I agree with you in the sense that people should spend time however they see fit. If they want to spend a ton of money and time on Eve, that's great. But in another sense, I have played Eve and know what a horrible game it is. I think for a lot of people it is more of an addiction then something fun. I imagine people ripped off by this scheme...many will quit and wonder why they spent so much of their life on something that ended so poorly when they could have played games designed to be fun (instead of addictive) or forged real life friendships.
Support a great indie game: http://www.abaddon360.com
Too bad I didn't spend enough money on her and I lost my last gf.

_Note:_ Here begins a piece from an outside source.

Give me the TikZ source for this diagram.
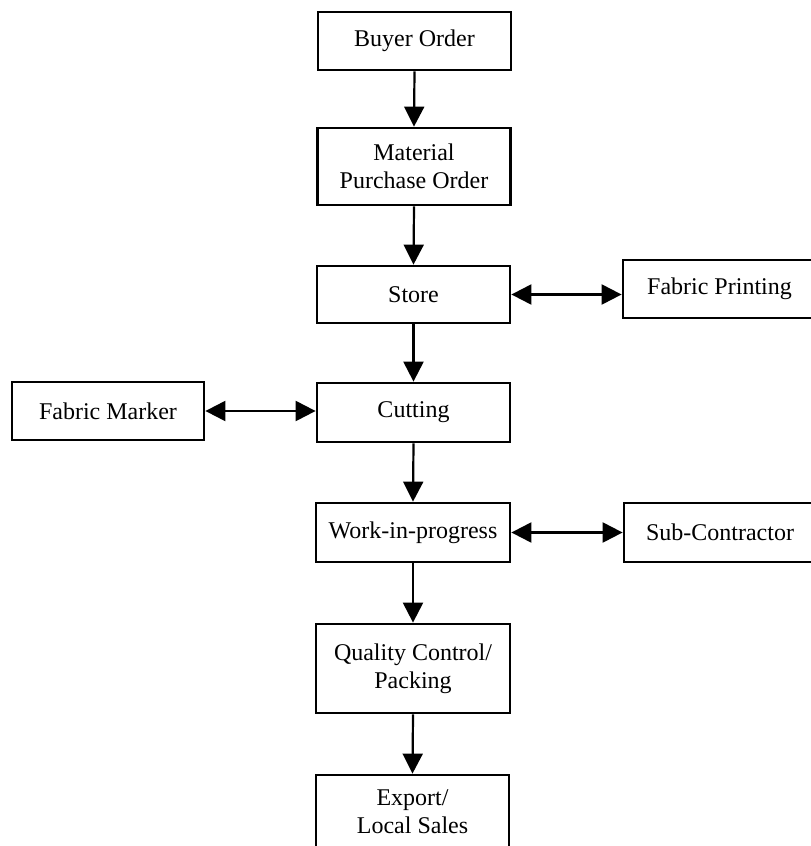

How many times must I remind you people? Hookers only continue rendering services if you keep paying them... Sheesh
Cool post bro, highfive \o
Please bear in mind that your $15 a month pays for server maintenance and the development of additional content which is provided to you at no charge. If I had the choice between paying WoW with low ping and regular content updates, versus getting it for free with shitty server reliability and content I can exhaust in a month, I'll take the pay option. As long as the product has a good quality to price ratio, I have no problem supporting it monthly.
:-)
Also, the bit about the virtual goods you can't keep if you stop playing isn't completely true. I have acquired many items in WoW that I would be saddened to lose access to, if only for posterity's sake. I fully intend to 'export' my character(s) from WoW once Blizzard announces the imminent EOL of their servers, and set up my own private server. Then I can just fire it up and log in to remember the good ol' days whenever I wish. No money required.
Cool post bro, highfive \o
In the GP's defense, knowledge isn't tangible either. Though it is an arguably more productive outcome than many other choices for spending one's time.